The chosen groups will vary reliably in what portions of the predatory sequence they will perform. She explained that retrievers should have a strong grab, but should not dissect what they are sent to get. Herders should not have a grab at all, but have a strong eye, strong chase and strong stalk. Livestock guarding dogs have been bred to eliminate the predatory motor pattern because they are living among the livestock they are guarding.

The study found that retrievers were significantly more likely to engage in solitary play than were livestock guarding dogs and a trend was found for more play in retrievers compared to herders; however, levels of social play—defined as play between dogs —did not differ significantly from breed to breed.

“Overall, retrievers did play more than any other breed type,” she said. “They were reliably the most playful, which probably won’t be surprising to anyone who owns golden retrievers or Labradors. And while they did engage in the highest levels of play, they didn’t play with a toy more often than the other breed types did.”

While the study did find that, by far, the toy was the best predictor of solitary play, the best predictor of play between dogs was the presence of a human.

“Interestingly, the retrievers and the herders were more likely to play with each other when it was owner attention and livestock guarding dogs were more likely to play with each other when it was attention from a less familiar person, which was kind of interesting given what they’re bred to do,” she said.

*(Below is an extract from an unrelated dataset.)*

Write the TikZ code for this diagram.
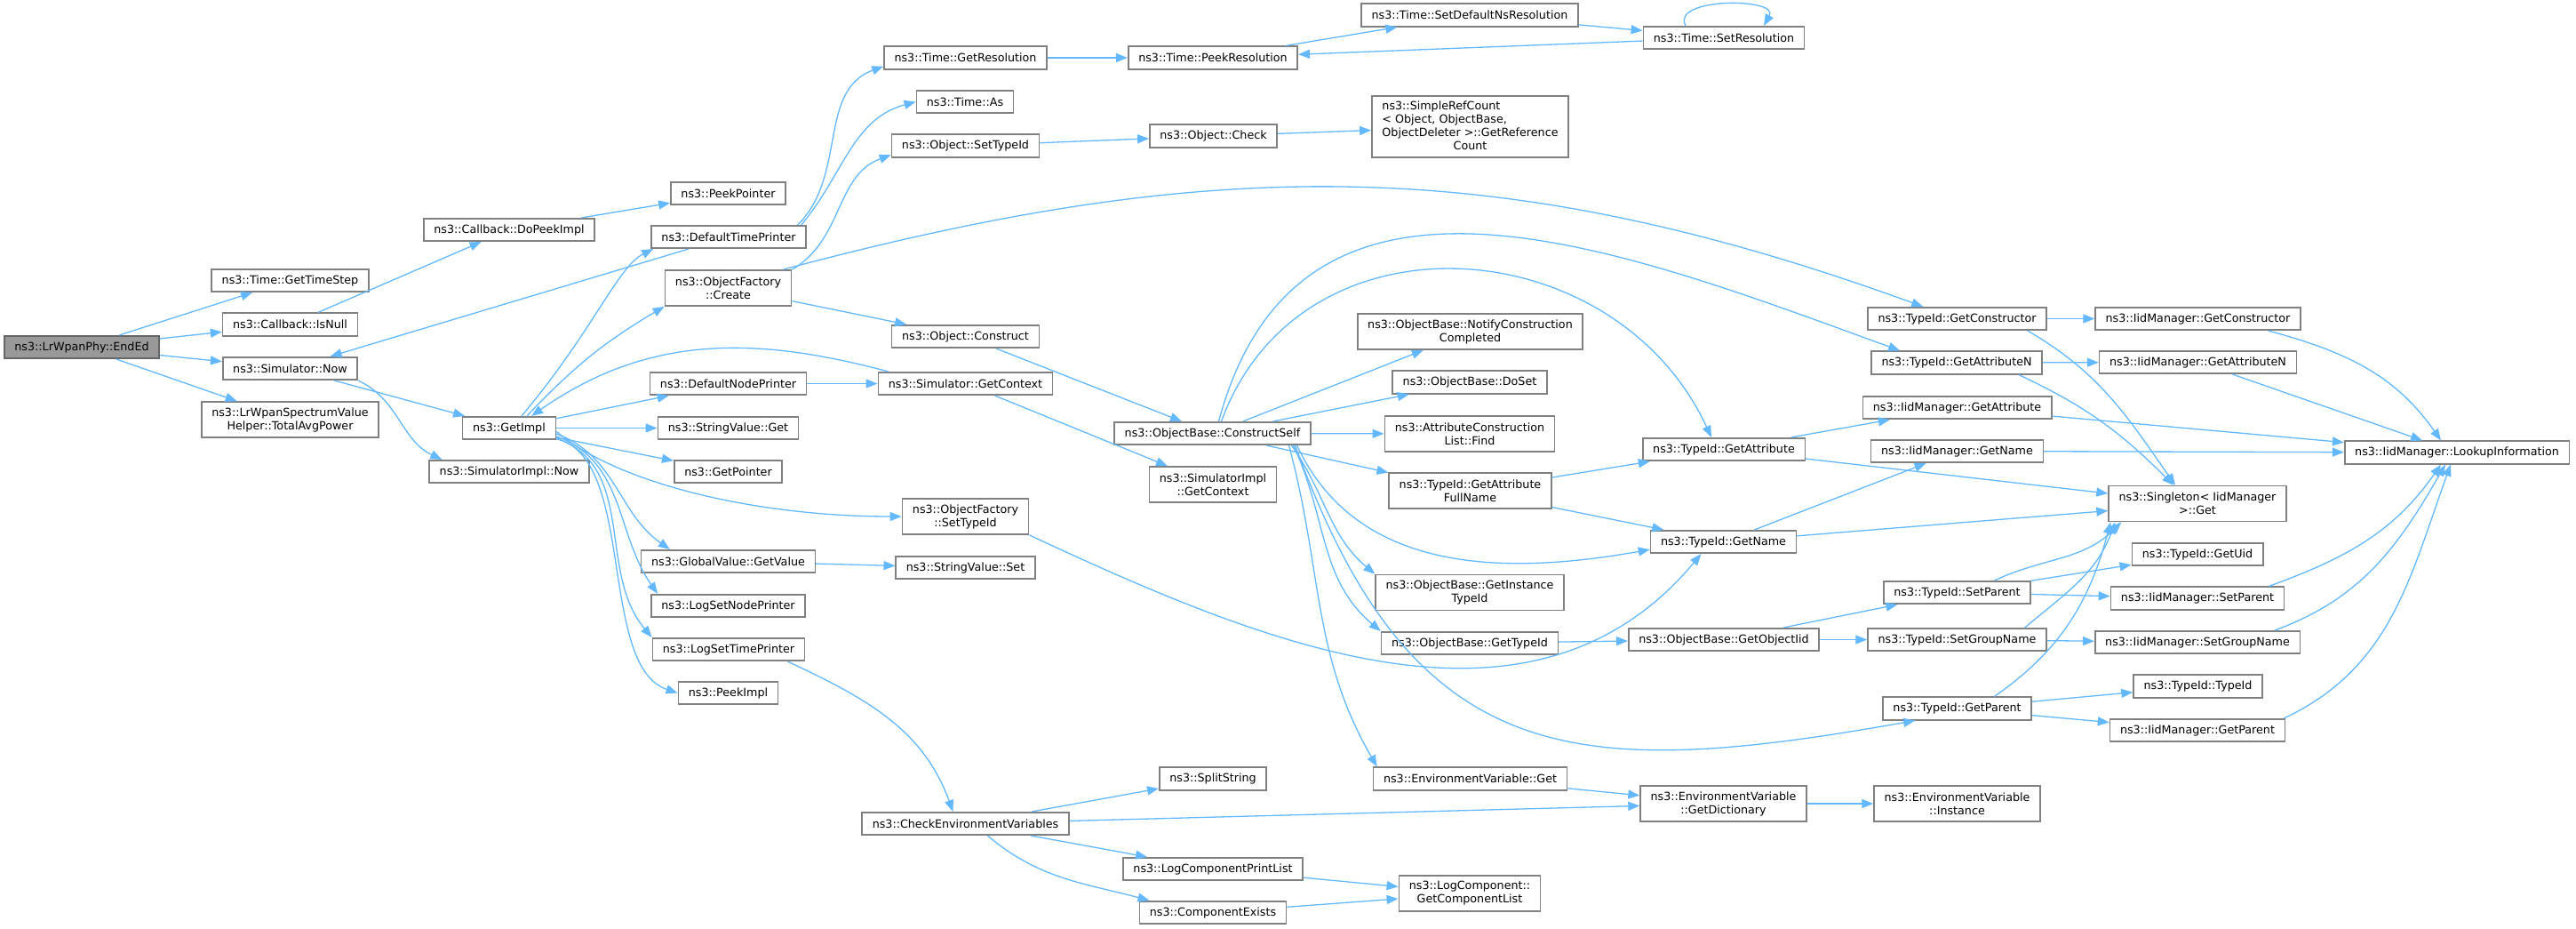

“This was the first study that’s shown experimentally that owner attention or human attention can reliably facilitate play in dogs; facilitate play in a different species. That’s really not been shown experimentally before. There have been some observational studies where people have reported that when they’re around they’ll see their dogs playing more but not [in a controlled study].”

Play in animals is a topic that Mehrkam believes many of her fellow animal behaviorists are not quick to study because, she says, “play can be difficult to operationally define.”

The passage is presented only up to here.